Possivelmente porque temos consciência que queremos sorrir mais no dia seguinte, lutar bastante mais que no dia anterior, aprender infinitos, ler tudo o que nos aparecer, viver tudo, entrar em todas as brigas, dar todos os beijos, ser íntegros. Melhor levar o mundo no peito para a terra dos sonhos porque precisamos de ser muito egoístas para ser felizes hoje com tudo o que há a fazer para sorrir.


É que, mesmo nas semanas sérias, sobretudo nas semanas sérias, não faz sentido sorrir sózinho.

sábado, 2 de fevereiro de 2008

A seguir






"Ou o poço era muito fundo, ou ela caía muito devagarinho, mas o certo é que teve bastante tempo para olhar à sua volta enquanto descia e para se pôr a pensar no que iria acontecer a seguir."

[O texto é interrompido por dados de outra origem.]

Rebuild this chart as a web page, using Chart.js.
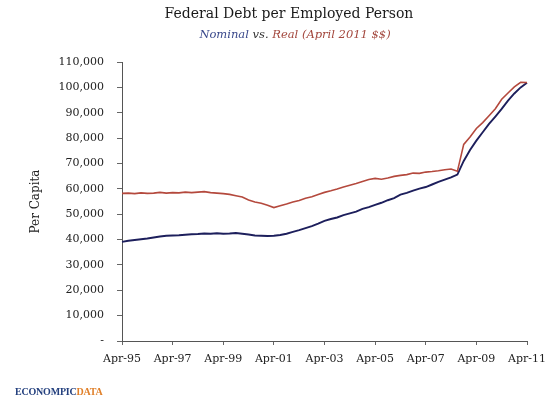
<!DOCTYPE html>
<html>
<head>
<meta charset="utf-8">
<title>Federal Debt per Employed Person</title>
<script src="https://cdn.jsdelivr.net/npm/chart.js@4.4.1/dist/chart.umd.min.js"></script>
<style>
  body { margin: 0; background: #fff; }
  #wrap { position: relative; width: 548px; height: 402px; overflow: hidden; }
  #chart { position: absolute; left: 0; top: 0; }
  .txt { position: absolute; white-space: nowrap; font-family: "DejaVu Serif", serif; }
  #title { left: 0; width: 578px; top: 5px; text-align: center; font-size: 14px; color: #1a1a1a; }
  #subtitle { left: 0; width: 590px; top: 27px; text-align: center; font-size: 11.5px; font-style: italic; color: #333; }
  #subtitle .nom { color: #3b4a8c; }
  #subtitle .real { color: #a3473d; }
  #logo { left: 15px; top: 386px; font-family: "Liberation Serif", serif; font-weight: bold; font-size: 10px; letter-spacing: -0.2px; color: #24407e; }
  #logo .data { color: #e0802a; }
</style>
</head>
<body>
<div id="wrap">
  <canvas id="chart" width="548" height="402"></canvas>
  <div class="txt" id="title">Federal Debt per Employed Person</div>
  <div class="txt" id="subtitle"><span class="nom">Nominal</span> vs. <span class="real">Real (April 2011 $$)</span></div>
  <div class="txt" id="logo">ECONOMPIC<span class="data">DATA</span></div>
</div>

<script>
// --- DATA (quarterly) ---
const months = ["Apr", "Jul", "Oct", "Jan"];
const labels = [];
for (let i = 0; i <= 64; i++) {
  const m = months[i % 4];
  const yr = 95 + Math.floor((i + 3) / 4);
  labels.push(m + "-" + String(yr % 100).padStart(2, "0"));
}

const nominal = [
  39100, 39500, 39800, 40100, 40400, 40800, 41200, 41500,
  41600, 41700, 41900, 42100, 42200, 42400, 42300, 42500,
  42300, 42400, 42600, 42300, 42000, 41600, 41500, 41400,
  41500, 41800, 42300, 43000, 43700, 44500, 45300, 46300,
  47400, 48100, 48700, 49600, 50300, 51000, 52100, 52800,
  53700, 54500, 55500, 56300, 57700, 58400, 59300, 60100,
  60700, 61700, 62700, 63600, 64500, 65600, 71000, 75300,
  79000, 82300, 85600, 88500, 91500, 94800, 97600, 100000,
  101800,
];

const real = [
  58200, 58300, 58100, 58400, 58200, 58300, 58600, 58300,
  58500, 58400, 58700, 58500, 58700, 58900, 58500, 58300,
  58100, 57800, 57300, 56800, 55600, 54800, 54300, 53500,
  52600, 53300, 54000, 54800, 55400, 56300, 56900, 57800,
  58600, 59200, 59900, 60700, 61400, 62100, 62900, 63700,
  64100, 63800, 64300, 64900, 65300, 65600, 66200, 66100,
  66600, 66800, 67100, 67500, 67800, 66900, 77500, 80400,
  83800, 86100, 88800, 91600, 95300, 97800, 100200, 102000,
  101900,
];

const yMax = 110000;
const yStep = 10000;

const tickFont = { family: "DejaVu Serif", size: 11 };

new Chart(document.getElementById("chart"), {
  type: "line",
  data: {
    labels: labels,
    datasets: [
      {
        label: "Real",
        data: real,
        borderColor: "#b4493d",
        borderWidth: 1.6,
        pointRadius: 0,
        tension: 0,
      },
      {
        label: "Nominal",
        data: nominal,
        borderColor: "#1d1f5c",
        borderWidth: 1.9,
        pointRadius: 0,
        tension: 0,
      },
    ],
  },
  options: {
    responsive: false,
    animation: false,
    layout: { padding: { left: 29, right: 21, top: 62, bottom: 31 } },
    plugins: {
      legend: { display: false },
      tooltip: { enabled: false },
    },
    scales: {
      x: {
        grid: { drawOnChartArea: false, tickLength: 4, color: "#666" },
        border: { color: "#555", width: 1 },
        ticks: {
          autoSkip: false,
          maxRotation: 0,
          padding: 8,
          color: "#222",
          font: tickFont,
          callback: function (value, index) {
            return index % 8 === 0 ? this.getLabelForValue(value) : null;
          },
        },
        afterFit: (s) => {
          s.height = 30;
          s.paddingLeft = 0;
          s.paddingRight = 0;
        },
      },
      y: {
        min: 0,
        max: yMax,
        grid: { drawOnChartArea: false, tickLength: 5, color: "#666" },
        border: { color: "#555", width: 1 },
        ticks: {
          stepSize: yStep,
          padding: 13,
          color: "#222",
          font: tickFont,
          callback: (v) => (v === 0 ? "-" : v.toLocaleString("en-US")),
        },
        title: {
          display: true,
          text: "Per Capita",
          color: "#222",
          font: { family: "DejaVu Serif", size: 12 },
          padding: 0,
        },
        afterFit: (s) => { s.width = 93; },
      },
    },
  },
});
</script>
</body>
</html>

Lewis Carroll, Alice no País das Maravilhas

Despreocupada

No limite, importarmo-nos com o que é importante. Não sei se estátuas choram apenas nos contos de Wilde. Há factores da nossa vida e do nosso mundo que não controlamos. Dias em que ocorrem coisas a mais, dias que nos deixam a pensar que a relevância do que nos cerca passa pela sensibilidade individual e também pela consciência de grupo mais ou menos apurada que cada um de nós tenha desenvolvido. Gosto desta balada dos Dire Straits, que não me parece tão óbvia como isso. Devemos envolver-nos e preocupar-nos com o que podemos mudar. Ou seja, reservar as nossas forças para as coisas realmente importantes. Na nossa atitude pessoal e social. Não perder (nem usar mal) balas. Não abusarmos de retóricas mas também não ser óbvios. Inevitável, essa distinção entre nada e coisa nenhuma de que nos fala o Poeta. E saber esperar. Precisamente por haver tempo e uma oportunidade para todas as lutas.